Laat op een ruitjesformulier een vakje kleuren voor elke knikker of steentje.
Hoe zie je snel welke boot het meest kon vervoeren?
Een andere mogelijkheid is het maken van zeilboten van melkkarton of drinkpakjes.
Hoe voorkom je dan dat de boot omslaat als het zeil wind vangt?
Laat de kinderen eerst zelf blazen en zet dan eventueel een ventilator in de
klas. Zorg ervoor dat de ventilator NOOIT in de watertafel kan vallen. Houd
minstens twee meter afstand en zet het snoer vast.

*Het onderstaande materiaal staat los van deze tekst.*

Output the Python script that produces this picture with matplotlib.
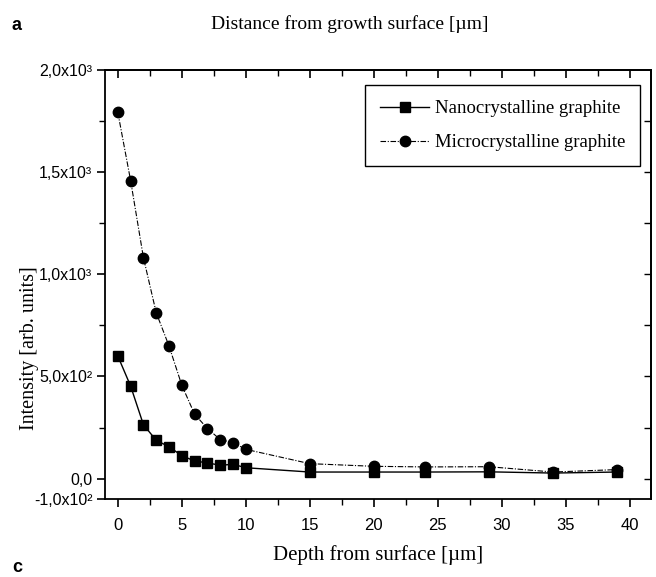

Zeilen kunnen eenvoudig gemaakt worden van vuilniszak en sateprikkers.
Bruggen.
Verzamel van tevoren foto’s of tekeningen van bruggen. Onderzoek of
schepen er onderdoor kunnen varen of dat de brug kan bewegen. Bekijk welke
brug uit de omgeving lijkt op de brug van de foto. Is het een vaste of een
beweegbare brug? Kan de brug draaien of is het een vlotbrug of een hangbrug?
Laat dan bruggen tekenen/ontwerpen en bouwen over een strook blauw papier
op de grond met kleine blokken. Of laat met grote blokken bruggen bouwen tussen
twee matten op de grond. Je moet er wel met een auto over kunnen rijden of
nog beter zelf kunnen lopen want er zitten haaien of krokodillen in het water.
Hoe moet dat nu met de schepen die er ook langs willen?